Give again, exactly as written, the lines of the records below from the line with "Clone this chart in matplotlib." to the line with "plt.rcParams['font.family'] = 'DejaVu Sans'". Both end lines count; pictures do not.

☆ ☆ ☆ ☆ ☆

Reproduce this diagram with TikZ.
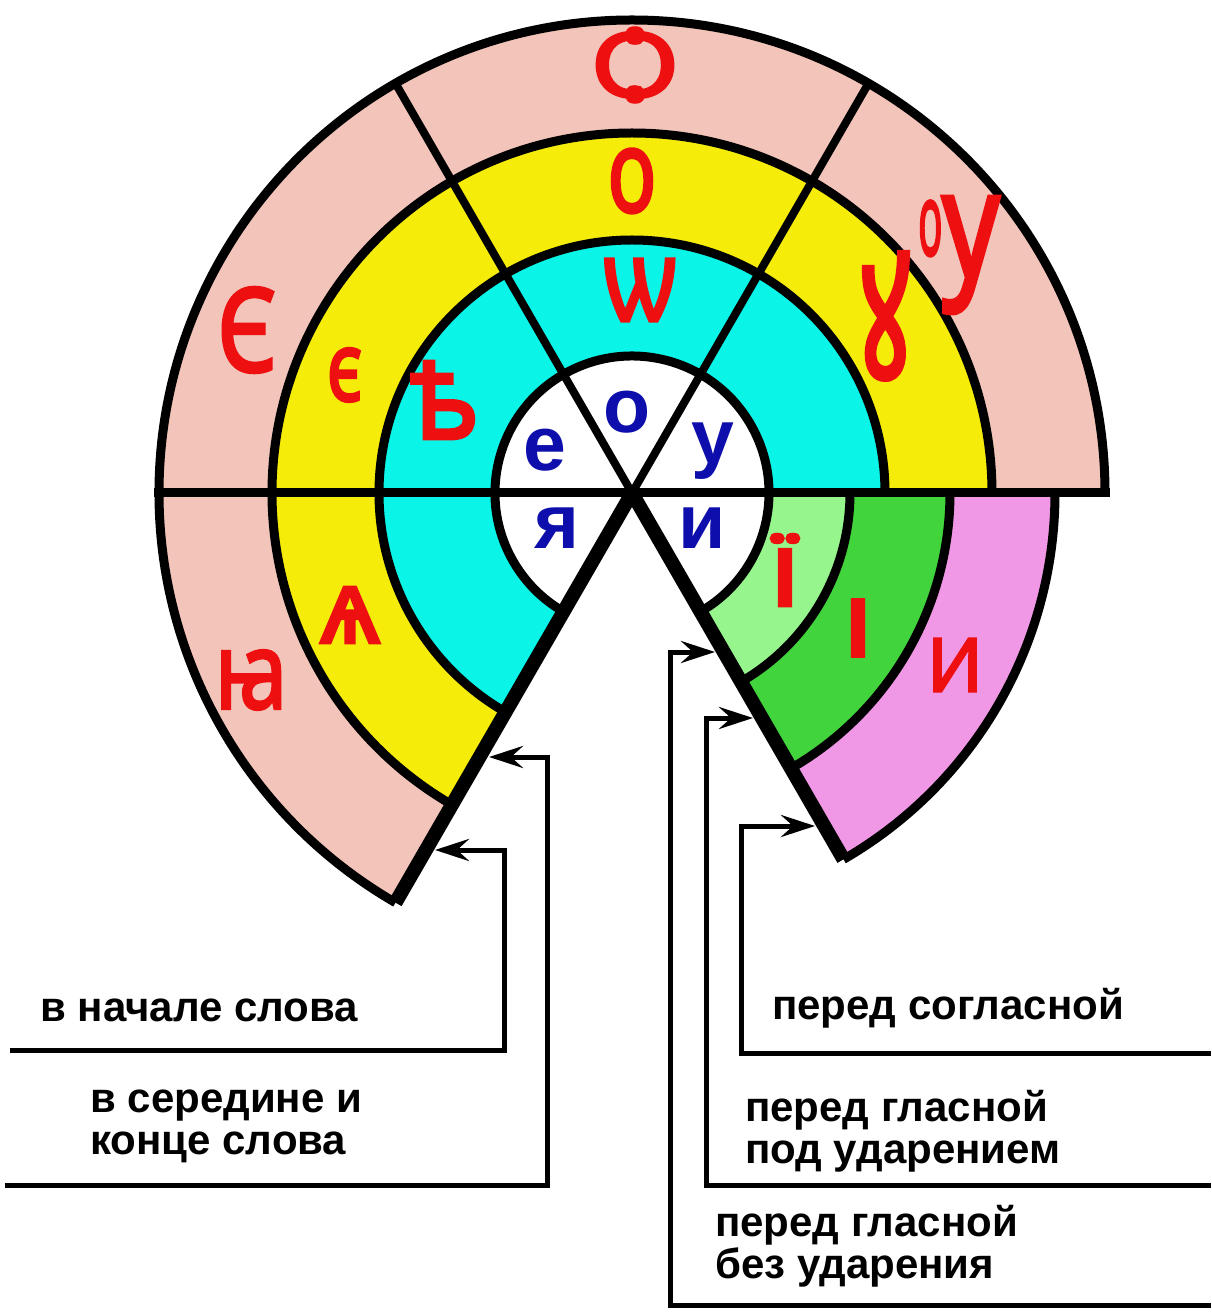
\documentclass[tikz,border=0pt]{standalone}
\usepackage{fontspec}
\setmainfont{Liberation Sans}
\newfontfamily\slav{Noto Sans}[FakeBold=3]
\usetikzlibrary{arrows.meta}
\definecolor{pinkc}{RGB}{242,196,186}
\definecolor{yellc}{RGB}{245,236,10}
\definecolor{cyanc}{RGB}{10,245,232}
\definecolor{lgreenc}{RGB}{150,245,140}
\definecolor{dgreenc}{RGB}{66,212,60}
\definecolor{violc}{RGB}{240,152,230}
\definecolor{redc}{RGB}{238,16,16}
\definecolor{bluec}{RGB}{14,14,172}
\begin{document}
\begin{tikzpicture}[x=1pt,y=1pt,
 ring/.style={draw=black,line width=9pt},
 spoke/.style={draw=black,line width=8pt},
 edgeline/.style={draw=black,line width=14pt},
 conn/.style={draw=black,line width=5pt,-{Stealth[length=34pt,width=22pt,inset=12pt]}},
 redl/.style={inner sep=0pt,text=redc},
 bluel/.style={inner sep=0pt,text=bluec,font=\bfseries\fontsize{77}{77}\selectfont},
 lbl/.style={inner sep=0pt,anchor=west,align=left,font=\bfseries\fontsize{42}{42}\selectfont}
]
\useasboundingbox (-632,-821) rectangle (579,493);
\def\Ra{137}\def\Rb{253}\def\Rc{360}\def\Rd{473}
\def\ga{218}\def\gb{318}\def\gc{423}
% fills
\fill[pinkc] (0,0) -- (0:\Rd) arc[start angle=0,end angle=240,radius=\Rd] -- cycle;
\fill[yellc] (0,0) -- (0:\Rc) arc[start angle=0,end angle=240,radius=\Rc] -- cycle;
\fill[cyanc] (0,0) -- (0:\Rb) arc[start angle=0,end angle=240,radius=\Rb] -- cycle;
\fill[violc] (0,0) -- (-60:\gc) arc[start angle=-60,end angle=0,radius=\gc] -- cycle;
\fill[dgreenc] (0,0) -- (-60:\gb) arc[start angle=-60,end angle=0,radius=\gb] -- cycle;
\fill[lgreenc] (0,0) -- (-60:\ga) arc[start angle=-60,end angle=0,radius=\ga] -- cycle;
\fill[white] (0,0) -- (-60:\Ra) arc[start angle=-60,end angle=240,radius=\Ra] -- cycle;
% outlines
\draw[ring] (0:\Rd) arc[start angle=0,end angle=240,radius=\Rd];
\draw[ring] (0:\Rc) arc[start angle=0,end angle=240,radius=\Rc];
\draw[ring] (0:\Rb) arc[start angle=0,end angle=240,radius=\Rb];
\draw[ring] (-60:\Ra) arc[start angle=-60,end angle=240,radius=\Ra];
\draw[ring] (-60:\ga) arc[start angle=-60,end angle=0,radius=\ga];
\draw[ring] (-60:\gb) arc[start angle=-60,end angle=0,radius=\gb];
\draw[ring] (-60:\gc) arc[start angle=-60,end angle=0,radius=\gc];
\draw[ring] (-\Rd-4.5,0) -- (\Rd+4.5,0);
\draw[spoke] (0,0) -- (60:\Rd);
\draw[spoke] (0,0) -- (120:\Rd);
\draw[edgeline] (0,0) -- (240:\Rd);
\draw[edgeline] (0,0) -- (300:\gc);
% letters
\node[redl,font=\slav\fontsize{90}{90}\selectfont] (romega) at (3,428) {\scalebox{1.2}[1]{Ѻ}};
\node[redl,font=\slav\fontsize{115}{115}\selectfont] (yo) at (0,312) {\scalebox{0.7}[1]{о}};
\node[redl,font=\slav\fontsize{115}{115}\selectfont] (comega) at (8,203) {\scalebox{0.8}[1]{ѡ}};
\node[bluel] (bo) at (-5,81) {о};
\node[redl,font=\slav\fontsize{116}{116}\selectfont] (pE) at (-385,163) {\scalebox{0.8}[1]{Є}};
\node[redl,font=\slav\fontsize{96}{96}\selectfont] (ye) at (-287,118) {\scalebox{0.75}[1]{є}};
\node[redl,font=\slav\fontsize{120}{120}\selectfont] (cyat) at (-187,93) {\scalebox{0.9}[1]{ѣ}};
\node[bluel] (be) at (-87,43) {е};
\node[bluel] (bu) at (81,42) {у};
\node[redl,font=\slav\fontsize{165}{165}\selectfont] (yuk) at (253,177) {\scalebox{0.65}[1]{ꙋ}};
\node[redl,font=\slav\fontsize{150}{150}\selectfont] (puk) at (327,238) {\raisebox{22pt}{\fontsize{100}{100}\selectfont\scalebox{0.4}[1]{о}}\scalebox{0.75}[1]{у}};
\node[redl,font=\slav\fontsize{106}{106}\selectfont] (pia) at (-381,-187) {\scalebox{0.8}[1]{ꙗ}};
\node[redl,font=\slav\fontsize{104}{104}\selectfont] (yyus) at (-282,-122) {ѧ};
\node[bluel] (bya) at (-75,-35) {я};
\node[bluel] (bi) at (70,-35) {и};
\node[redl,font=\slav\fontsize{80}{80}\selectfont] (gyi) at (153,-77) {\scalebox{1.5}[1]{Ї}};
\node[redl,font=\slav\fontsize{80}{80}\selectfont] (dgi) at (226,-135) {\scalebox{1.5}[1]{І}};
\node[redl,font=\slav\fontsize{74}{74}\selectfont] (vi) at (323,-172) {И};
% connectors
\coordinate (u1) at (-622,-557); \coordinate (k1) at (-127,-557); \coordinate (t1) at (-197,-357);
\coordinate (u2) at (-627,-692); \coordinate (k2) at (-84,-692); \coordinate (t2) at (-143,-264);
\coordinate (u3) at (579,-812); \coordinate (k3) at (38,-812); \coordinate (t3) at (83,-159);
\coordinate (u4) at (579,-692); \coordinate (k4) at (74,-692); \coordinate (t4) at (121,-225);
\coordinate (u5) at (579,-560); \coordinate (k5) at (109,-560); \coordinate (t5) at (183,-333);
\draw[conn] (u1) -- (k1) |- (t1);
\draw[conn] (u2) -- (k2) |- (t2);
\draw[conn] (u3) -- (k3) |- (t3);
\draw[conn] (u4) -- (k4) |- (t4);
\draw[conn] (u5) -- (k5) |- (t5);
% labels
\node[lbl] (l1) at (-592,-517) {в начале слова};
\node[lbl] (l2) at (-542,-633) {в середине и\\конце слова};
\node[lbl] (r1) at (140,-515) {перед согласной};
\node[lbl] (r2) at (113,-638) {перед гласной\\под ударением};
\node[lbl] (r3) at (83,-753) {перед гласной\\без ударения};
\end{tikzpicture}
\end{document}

☆ ☆ ☆ ☆ ☆

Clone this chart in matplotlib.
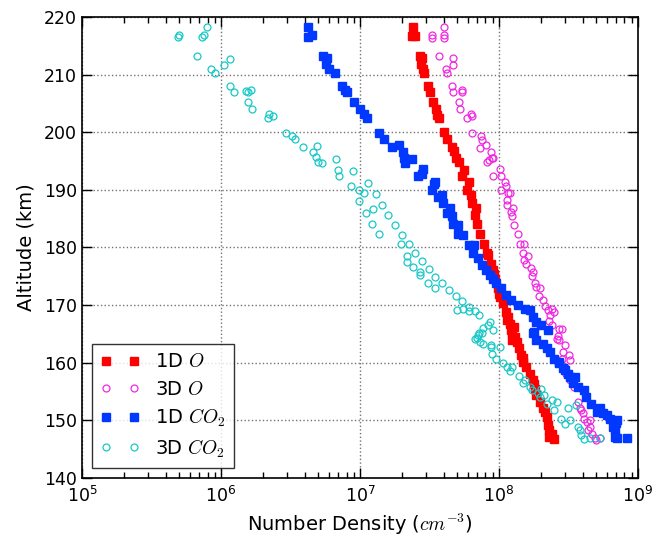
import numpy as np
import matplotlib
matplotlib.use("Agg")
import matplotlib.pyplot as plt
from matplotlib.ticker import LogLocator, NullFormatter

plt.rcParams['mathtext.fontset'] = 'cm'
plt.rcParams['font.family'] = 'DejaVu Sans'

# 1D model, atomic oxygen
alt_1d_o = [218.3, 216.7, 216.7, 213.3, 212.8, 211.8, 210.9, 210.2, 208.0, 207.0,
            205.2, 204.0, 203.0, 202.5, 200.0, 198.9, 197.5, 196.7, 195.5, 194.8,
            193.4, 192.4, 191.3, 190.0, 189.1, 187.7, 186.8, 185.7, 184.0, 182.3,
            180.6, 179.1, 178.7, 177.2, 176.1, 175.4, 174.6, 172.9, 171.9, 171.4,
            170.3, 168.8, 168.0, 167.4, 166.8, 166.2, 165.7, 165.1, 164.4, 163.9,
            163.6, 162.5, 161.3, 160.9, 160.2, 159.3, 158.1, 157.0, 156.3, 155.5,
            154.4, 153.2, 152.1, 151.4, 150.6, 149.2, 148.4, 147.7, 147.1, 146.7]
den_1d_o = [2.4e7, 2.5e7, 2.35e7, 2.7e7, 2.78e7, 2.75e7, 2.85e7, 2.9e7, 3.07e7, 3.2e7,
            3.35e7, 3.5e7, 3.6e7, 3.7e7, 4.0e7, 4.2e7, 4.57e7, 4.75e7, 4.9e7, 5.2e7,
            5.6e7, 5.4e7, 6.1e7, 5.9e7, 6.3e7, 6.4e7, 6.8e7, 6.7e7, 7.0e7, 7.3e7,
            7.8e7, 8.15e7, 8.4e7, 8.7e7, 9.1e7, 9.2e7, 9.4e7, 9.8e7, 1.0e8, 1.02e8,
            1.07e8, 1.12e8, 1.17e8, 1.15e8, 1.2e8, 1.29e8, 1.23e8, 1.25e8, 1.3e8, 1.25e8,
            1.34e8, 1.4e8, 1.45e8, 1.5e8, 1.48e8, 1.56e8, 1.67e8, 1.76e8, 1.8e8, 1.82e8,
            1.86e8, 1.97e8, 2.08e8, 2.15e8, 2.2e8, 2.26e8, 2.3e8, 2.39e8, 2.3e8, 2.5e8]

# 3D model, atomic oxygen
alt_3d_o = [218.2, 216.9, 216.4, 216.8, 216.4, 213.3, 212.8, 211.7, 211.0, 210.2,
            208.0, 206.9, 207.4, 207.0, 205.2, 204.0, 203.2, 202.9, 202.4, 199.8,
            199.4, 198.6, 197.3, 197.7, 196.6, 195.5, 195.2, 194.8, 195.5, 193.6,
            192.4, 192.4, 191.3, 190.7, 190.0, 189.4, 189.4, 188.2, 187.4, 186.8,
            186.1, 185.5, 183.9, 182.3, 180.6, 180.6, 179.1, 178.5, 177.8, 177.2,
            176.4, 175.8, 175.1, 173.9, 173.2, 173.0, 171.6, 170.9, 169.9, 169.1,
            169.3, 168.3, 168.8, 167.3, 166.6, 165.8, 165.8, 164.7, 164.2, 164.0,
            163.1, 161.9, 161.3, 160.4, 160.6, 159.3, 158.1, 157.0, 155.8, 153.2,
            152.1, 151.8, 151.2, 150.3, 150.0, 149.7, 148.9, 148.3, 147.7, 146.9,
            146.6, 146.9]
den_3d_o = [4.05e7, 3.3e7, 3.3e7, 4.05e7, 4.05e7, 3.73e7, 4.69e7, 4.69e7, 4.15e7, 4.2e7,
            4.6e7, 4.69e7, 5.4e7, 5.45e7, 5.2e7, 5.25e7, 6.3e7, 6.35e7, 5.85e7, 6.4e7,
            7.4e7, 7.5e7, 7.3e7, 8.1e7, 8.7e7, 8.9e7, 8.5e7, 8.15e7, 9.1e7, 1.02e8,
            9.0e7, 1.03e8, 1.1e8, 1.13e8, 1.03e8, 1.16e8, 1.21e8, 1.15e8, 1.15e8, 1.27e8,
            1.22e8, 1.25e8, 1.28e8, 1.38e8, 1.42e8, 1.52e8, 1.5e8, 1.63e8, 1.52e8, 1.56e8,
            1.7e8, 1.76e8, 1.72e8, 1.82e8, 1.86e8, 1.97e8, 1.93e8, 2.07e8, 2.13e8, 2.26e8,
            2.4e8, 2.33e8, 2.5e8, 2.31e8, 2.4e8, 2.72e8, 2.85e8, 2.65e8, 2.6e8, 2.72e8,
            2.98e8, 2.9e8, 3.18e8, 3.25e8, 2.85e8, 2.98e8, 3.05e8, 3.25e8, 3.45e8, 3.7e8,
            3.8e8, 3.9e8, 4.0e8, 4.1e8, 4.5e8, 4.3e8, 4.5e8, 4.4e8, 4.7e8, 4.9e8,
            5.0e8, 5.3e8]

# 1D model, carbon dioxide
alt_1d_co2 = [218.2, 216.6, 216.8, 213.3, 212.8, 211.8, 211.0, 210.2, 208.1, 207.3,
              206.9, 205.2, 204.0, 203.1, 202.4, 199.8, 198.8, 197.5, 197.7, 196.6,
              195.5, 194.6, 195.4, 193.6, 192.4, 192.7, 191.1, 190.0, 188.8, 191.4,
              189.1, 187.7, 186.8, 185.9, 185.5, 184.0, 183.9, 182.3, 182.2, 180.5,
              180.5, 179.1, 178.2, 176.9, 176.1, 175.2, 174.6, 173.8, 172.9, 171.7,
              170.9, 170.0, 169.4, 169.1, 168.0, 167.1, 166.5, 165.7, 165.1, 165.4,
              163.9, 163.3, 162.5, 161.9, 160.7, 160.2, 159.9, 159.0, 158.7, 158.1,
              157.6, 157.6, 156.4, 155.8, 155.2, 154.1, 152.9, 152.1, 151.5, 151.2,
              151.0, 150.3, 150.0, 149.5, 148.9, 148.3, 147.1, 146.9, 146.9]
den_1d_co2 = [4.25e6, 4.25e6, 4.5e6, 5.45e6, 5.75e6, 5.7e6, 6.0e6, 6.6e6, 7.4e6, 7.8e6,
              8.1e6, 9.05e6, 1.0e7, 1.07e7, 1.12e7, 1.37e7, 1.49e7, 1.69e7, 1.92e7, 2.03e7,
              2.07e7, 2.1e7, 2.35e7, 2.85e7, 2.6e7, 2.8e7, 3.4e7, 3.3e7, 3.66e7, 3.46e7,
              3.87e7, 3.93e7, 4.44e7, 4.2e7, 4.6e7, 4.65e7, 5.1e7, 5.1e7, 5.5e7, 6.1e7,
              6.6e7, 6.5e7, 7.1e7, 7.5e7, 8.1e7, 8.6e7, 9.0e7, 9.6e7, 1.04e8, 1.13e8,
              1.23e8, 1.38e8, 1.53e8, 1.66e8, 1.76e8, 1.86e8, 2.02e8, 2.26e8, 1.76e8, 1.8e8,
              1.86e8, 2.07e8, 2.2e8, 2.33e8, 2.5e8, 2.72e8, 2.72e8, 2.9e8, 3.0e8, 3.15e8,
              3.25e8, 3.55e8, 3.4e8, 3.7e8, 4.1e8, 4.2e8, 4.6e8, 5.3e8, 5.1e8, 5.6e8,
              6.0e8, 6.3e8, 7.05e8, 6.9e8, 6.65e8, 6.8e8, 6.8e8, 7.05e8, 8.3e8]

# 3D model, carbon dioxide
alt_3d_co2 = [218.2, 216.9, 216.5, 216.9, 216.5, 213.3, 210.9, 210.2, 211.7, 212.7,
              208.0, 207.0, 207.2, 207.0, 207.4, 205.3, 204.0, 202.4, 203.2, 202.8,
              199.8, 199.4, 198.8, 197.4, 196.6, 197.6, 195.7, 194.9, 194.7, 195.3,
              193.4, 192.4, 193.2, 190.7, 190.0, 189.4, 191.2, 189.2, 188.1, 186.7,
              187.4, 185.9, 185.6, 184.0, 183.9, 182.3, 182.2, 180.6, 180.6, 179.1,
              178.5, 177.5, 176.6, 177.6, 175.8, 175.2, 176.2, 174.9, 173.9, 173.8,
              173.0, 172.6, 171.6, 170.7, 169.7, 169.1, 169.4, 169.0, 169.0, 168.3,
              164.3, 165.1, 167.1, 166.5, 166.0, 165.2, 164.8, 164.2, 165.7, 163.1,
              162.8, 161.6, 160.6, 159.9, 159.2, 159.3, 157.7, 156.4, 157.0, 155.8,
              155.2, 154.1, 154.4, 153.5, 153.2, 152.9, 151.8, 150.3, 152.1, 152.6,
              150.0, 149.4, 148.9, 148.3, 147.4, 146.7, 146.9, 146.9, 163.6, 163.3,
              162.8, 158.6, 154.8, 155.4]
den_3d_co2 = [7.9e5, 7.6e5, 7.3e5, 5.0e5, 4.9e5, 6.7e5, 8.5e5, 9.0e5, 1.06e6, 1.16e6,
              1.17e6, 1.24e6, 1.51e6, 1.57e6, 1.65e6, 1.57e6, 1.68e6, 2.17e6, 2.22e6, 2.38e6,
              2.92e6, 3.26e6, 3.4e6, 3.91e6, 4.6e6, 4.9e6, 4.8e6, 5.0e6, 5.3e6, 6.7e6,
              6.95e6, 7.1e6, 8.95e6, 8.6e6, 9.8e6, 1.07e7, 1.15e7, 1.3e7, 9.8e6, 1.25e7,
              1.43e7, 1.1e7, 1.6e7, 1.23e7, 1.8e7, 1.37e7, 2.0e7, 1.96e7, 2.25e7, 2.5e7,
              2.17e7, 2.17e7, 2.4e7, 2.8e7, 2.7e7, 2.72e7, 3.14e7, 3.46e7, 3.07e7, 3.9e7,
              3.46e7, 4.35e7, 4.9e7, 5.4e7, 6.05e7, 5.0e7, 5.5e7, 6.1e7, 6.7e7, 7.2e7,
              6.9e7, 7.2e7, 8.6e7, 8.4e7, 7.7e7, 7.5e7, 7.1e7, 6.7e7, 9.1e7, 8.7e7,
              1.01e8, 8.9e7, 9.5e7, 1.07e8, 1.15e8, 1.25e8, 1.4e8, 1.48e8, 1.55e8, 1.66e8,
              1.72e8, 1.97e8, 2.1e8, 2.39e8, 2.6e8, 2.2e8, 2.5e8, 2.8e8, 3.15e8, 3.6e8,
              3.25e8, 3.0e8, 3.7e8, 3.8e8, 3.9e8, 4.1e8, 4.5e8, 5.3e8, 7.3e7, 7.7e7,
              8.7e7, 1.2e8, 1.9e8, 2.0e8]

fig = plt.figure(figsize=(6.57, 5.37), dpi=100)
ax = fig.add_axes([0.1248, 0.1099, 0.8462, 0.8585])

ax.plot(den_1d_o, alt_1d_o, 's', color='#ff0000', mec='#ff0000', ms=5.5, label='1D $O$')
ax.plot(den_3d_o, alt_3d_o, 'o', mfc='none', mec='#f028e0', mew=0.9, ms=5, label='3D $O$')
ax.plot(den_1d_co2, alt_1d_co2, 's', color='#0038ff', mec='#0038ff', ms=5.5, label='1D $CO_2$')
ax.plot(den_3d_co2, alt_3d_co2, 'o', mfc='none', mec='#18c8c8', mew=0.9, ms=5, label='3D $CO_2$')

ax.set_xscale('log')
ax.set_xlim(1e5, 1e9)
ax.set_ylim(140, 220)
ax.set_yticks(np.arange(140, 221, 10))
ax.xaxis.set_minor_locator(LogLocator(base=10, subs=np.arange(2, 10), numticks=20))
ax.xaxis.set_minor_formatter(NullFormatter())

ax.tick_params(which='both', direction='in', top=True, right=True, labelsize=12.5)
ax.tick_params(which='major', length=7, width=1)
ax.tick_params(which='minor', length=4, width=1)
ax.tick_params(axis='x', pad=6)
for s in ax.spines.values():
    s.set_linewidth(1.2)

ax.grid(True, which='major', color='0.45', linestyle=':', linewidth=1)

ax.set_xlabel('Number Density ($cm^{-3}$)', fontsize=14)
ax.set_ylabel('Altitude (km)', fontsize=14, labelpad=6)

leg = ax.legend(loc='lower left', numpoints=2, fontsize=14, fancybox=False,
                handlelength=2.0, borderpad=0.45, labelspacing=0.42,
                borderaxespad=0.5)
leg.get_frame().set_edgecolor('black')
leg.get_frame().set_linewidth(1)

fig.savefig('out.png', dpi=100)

☆ ☆ ☆ ☆ ☆

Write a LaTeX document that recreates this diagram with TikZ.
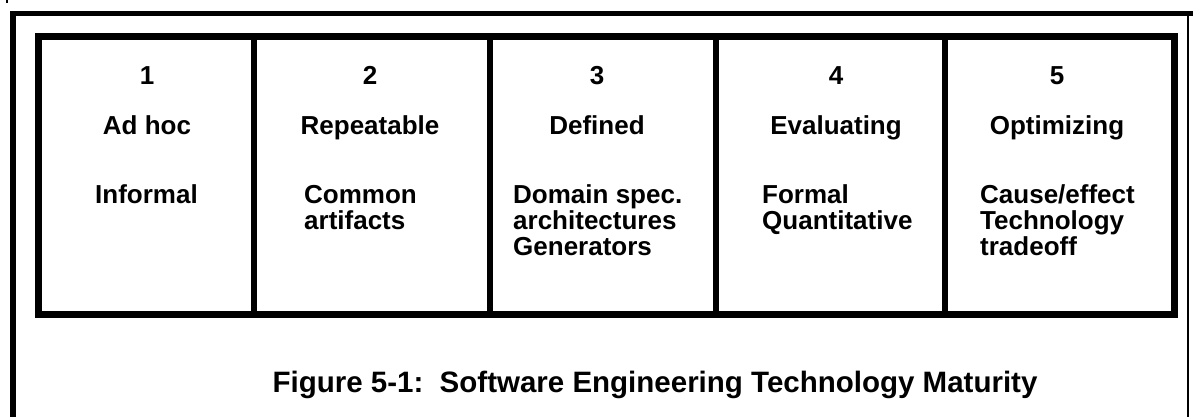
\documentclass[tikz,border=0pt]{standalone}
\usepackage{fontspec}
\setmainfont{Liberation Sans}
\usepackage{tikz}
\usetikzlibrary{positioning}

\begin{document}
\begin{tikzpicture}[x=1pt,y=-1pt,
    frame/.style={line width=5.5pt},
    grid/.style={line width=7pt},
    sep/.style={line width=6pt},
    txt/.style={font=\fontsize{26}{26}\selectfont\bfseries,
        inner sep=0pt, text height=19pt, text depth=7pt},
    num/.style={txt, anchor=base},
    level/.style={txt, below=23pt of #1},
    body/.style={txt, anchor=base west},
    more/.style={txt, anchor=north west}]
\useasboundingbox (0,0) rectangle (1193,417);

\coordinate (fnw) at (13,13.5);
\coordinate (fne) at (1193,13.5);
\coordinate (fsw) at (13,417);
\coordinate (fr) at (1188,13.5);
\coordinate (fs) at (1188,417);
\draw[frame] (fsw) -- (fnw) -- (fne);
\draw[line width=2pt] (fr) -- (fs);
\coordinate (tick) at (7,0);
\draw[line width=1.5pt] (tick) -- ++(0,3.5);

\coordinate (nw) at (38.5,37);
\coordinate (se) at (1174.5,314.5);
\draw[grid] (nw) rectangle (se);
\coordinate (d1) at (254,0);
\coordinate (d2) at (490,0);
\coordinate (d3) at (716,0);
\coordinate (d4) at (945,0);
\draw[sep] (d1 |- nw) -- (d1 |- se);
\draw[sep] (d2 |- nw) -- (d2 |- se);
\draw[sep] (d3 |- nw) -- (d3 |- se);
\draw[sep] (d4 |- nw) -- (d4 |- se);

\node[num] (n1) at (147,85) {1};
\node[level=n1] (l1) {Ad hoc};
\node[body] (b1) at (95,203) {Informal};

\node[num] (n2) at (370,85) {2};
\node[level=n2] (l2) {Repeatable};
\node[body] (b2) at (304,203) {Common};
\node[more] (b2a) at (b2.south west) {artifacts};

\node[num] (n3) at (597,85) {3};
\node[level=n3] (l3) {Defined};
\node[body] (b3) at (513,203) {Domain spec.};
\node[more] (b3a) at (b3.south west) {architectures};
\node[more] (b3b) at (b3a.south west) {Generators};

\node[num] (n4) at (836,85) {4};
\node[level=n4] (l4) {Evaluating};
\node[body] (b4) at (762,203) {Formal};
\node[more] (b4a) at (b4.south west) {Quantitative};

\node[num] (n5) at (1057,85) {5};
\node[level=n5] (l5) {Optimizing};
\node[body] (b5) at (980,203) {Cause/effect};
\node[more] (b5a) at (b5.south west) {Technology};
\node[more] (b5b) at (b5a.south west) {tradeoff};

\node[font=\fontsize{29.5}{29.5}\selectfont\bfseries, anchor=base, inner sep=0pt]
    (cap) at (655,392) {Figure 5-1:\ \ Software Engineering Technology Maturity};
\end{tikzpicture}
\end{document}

☆ ☆ ☆ ☆ ☆

### FINAL ANSWER
Clone this chart in matplotlib.
import numpy as np
import matplotlib
matplotlib.use("Agg")
import matplotlib.pyplot as plt
from matplotlib.ticker import LogLocator, NullFormatter

plt.rcParams['mathtext.fontset'] = 'cm'
plt.rcParams['font.family'] = 'DejaVu Sans'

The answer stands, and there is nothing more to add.